__WHAT TO PRODUCE__. Restate each line word for word. Leave out every picture.

__MATERIAL__.
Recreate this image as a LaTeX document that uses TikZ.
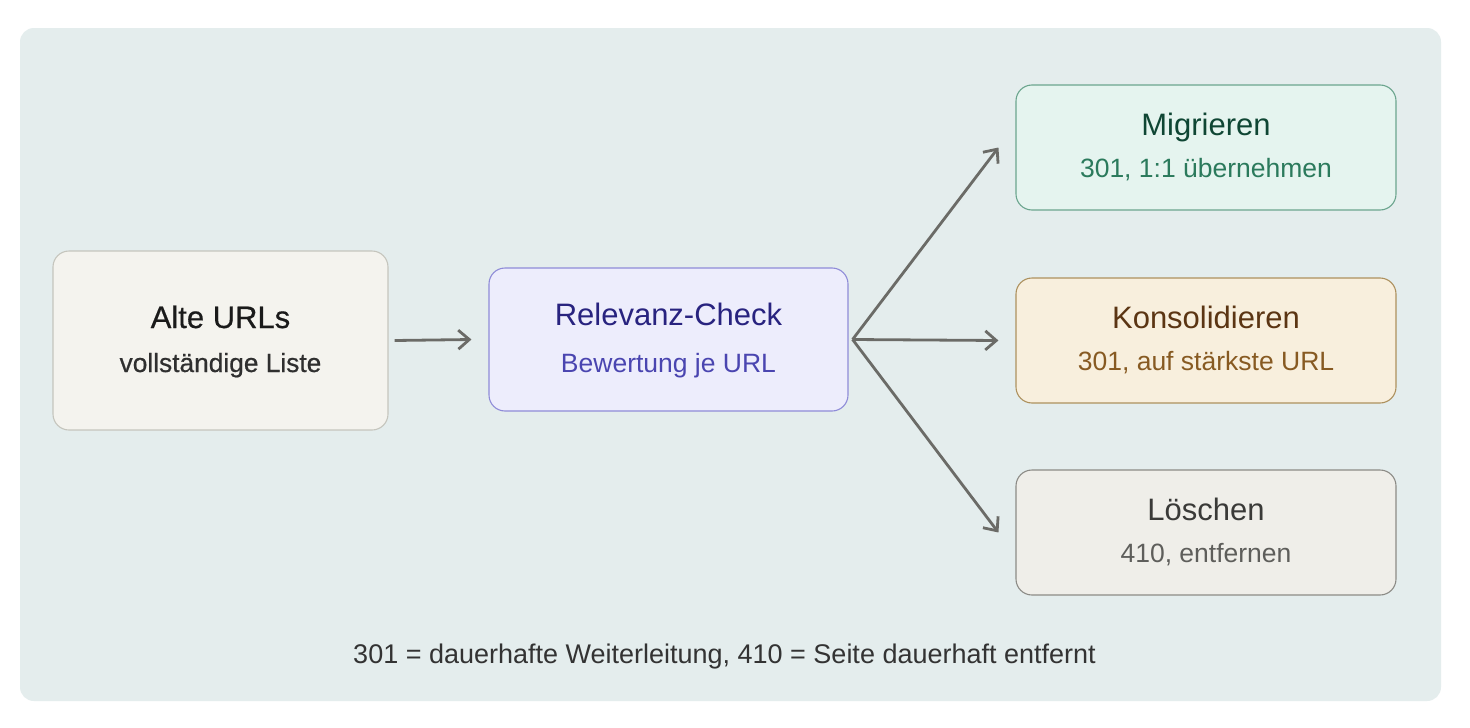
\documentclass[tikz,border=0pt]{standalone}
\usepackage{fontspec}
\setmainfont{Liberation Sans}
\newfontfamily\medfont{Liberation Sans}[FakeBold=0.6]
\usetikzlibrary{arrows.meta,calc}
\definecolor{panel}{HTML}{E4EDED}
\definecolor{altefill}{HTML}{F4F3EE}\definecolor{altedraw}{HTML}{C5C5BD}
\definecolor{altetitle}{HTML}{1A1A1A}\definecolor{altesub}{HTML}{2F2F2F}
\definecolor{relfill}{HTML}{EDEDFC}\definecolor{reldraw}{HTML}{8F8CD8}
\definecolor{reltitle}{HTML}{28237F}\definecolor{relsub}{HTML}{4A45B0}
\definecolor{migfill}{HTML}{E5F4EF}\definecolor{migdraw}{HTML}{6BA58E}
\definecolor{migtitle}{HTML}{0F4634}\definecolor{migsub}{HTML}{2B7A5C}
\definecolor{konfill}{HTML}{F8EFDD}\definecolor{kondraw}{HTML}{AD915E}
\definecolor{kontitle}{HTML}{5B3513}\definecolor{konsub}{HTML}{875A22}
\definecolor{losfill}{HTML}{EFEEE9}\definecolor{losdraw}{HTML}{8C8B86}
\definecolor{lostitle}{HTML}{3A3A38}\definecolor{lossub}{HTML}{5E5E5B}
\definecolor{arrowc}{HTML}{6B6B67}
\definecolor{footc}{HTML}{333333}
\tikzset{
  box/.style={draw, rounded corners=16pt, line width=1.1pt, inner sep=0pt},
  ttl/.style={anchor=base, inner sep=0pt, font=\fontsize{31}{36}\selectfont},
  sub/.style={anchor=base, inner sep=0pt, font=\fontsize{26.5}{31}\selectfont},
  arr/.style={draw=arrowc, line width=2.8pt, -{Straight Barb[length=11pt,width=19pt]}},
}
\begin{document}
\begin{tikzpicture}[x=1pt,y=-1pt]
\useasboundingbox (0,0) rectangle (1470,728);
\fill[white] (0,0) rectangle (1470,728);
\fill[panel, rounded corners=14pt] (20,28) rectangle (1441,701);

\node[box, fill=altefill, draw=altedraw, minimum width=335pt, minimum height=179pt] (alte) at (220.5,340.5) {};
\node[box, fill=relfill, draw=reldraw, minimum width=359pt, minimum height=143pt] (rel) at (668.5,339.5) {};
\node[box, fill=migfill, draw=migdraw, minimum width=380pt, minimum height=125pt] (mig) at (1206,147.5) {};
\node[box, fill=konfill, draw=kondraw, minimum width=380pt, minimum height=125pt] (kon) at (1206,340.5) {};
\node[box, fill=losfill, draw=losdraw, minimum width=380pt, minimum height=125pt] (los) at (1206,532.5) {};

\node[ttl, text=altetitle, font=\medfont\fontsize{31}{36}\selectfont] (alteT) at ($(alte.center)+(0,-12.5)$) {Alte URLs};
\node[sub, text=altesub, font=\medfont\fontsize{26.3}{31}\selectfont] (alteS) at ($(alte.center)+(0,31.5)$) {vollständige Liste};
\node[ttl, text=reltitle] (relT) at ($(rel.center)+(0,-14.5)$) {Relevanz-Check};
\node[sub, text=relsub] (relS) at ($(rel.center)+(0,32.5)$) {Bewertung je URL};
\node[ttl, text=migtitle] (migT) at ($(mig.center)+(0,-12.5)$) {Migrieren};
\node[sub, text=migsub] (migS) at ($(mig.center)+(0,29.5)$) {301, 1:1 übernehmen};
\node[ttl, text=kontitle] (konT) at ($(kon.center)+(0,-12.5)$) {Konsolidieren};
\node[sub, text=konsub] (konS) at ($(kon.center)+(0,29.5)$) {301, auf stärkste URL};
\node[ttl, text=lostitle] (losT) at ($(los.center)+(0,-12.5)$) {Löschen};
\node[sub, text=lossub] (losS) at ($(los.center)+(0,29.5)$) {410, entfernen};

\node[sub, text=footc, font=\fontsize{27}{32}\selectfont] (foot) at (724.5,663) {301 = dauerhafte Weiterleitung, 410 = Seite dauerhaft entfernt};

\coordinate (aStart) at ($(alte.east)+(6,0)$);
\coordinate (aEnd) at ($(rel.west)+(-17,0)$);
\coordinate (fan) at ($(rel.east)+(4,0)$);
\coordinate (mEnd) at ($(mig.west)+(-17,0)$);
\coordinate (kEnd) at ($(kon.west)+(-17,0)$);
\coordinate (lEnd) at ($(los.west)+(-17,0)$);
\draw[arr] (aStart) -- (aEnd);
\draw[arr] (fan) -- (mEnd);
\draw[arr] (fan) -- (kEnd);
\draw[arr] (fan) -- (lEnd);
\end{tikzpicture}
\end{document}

__FULL OUTPUT__.
Recreate this image as a LaTeX document that uses TikZ.
\documentclass[tikz,border=0pt]{standalone}
\usepackage{fontspec}
\setmainfont{Liberation Sans}
\newfontfamily\medfont{Liberation Sans}[FakeBold=0.6]
\usetikzlibrary{arrows.meta,calc}
\definecolor{panel}{HTML}{E4EDED}
\definecolor{altefill}{HTML}{F4F3EE}\definecolor{altedraw}{HTML}{C5C5BD}
\definecolor{altetitle}{HTML}{1A1A1A}\definecolor{altesub}{HTML}{2F2F2F}
\definecolor{relfill}{HTML}{EDEDFC}\definecolor{reldraw}{HTML}{8F8CD8}
\definecolor{reltitle}{HTML}{28237F}\definecolor{relsub}{HTML}{4A45B0}
\definecolor{migfill}{HTML}{E5F4EF}\definecolor{migdraw}{HTML}{6BA58E}
\definecolor{migtitle}{HTML}{0F4634}\definecolor{migsub}{HTML}{2B7A5C}
\definecolor{konfill}{HTML}{F8EFDD}\definecolor{kondraw}{HTML}{AD915E}
\definecolor{kontitle}{HTML}{5B3513}\definecolor{konsub}{HTML}{875A22}
\definecolor{losfill}{HTML}{EFEEE9}\definecolor{losdraw}{HTML}{8C8B86}
\definecolor{lostitle}{HTML}{3A3A38}\definecolor{lossub}{HTML}{5E5E5B}
\definecolor{arrowc}{HTML}{6B6B67}
\definecolor{footc}{HTML}{333333}
\tikzset{
  box/.style={draw, rounded corners=16pt, line width=1.1pt, inner sep=0pt},
  ttl/.style={anchor=base, inner sep=0pt, font=\fontsize{31}{36}\selectfont},
  sub/.style={anchor=base, inner sep=0pt, font=\fontsize{26.5}{31}\selectfont},
  arr/.style={draw=arrowc, line width=2.8pt, -{Straight Barb[length=11pt,width=19pt]}},
}
\begin{document}
\begin{tikzpicture}[x=1pt,y=-1pt]
\useasboundingbox (0,0) rectangle (1470,728);
\fill[white] (0,0) rectangle (1470,728);
\fill[panel, rounded corners=14pt] (20,28) rectangle (1441,701);

\node[box, fill=altefill, draw=altedraw, minimum width=335pt, minimum height=179pt] (alte) at (220.5,340.5) {};
\node[box, fill=relfill, draw=reldraw, minimum width=359pt, minimum height=143pt] (rel) at (668.5,339.5) {};
\node[box, fill=migfill, draw=migdraw, minimum width=380pt, minimum height=125pt] (mig) at (1206,147.5) {};
\node[box, fill=konfill, draw=kondraw, minimum width=380pt, minimum height=125pt] (kon) at (1206,340.5) {};
\node[box, fill=losfill, draw=losdraw, minimum width=380pt, minimum height=125pt] (los) at (1206,532.5) {};

\node[ttl, text=altetitle, font=\medfont\fontsize{31}{36}\selectfont] (alteT) at ($(alte.center)+(0,-12.5)$) {Alte URLs};
\node[sub, text=altesub, font=\medfont\fontsize{26.3}{31}\selectfont] (alteS) at ($(alte.center)+(0,31.5)$) {vollständige Liste};
\node[ttl, text=reltitle] (relT) at ($(rel.center)+(0,-14.5)$) {Relevanz-Check};
\node[sub, text=relsub] (relS) at ($(rel.center)+(0,32.5)$) {Bewertung je URL};
\node[ttl, text=migtitle] (migT) at ($(mig.center)+(0,-12.5)$) {Migrieren};
\node[sub, text=migsub] (migS) at ($(mig.center)+(0,29.5)$) {301, 1:1 übernehmen};
\node[ttl, text=kontitle] (konT) at ($(kon.center)+(0,-12.5)$) {Konsolidieren};
\node[sub, text=konsub] (konS) at ($(kon.center)+(0,29.5)$) {301, auf stärkste URL};
\node[ttl, text=lostitle] (losT) at ($(los.center)+(0,-12.5)$) {Löschen};
\node[sub, text=lossub] (losS) at ($(los.center)+(0,29.5)$) {410, entfernen};

\node[sub, text=footc, font=\fontsize{27}{32}\selectfont] (foot) at (724.5,663) {301 = dauerhafte Weiterleitung, 410 = Seite dauerhaft entfernt};

\coordinate (aStart) at ($(alte.east)+(6,0)$);
\coordinate (aEnd) at ($(rel.west)+(-17,0)$);
\coordinate (fan) at ($(rel.east)+(4,0)$);
\coordinate (mEnd) at ($(mig.west)+(-17,0)$);
\coordinate (kEnd) at ($(kon.west)+(-17,0)$);
\coordinate (lEnd) at ($(los.west)+(-17,0)$);
\draw[arr] (aStart) -- (aEnd);
\draw[arr] (fan) -- (mEnd);
\draw[arr] (fan) -- (kEnd);
\draw[arr] (fan) -- (lEnd);
\end{tikzpicture}
\end{document}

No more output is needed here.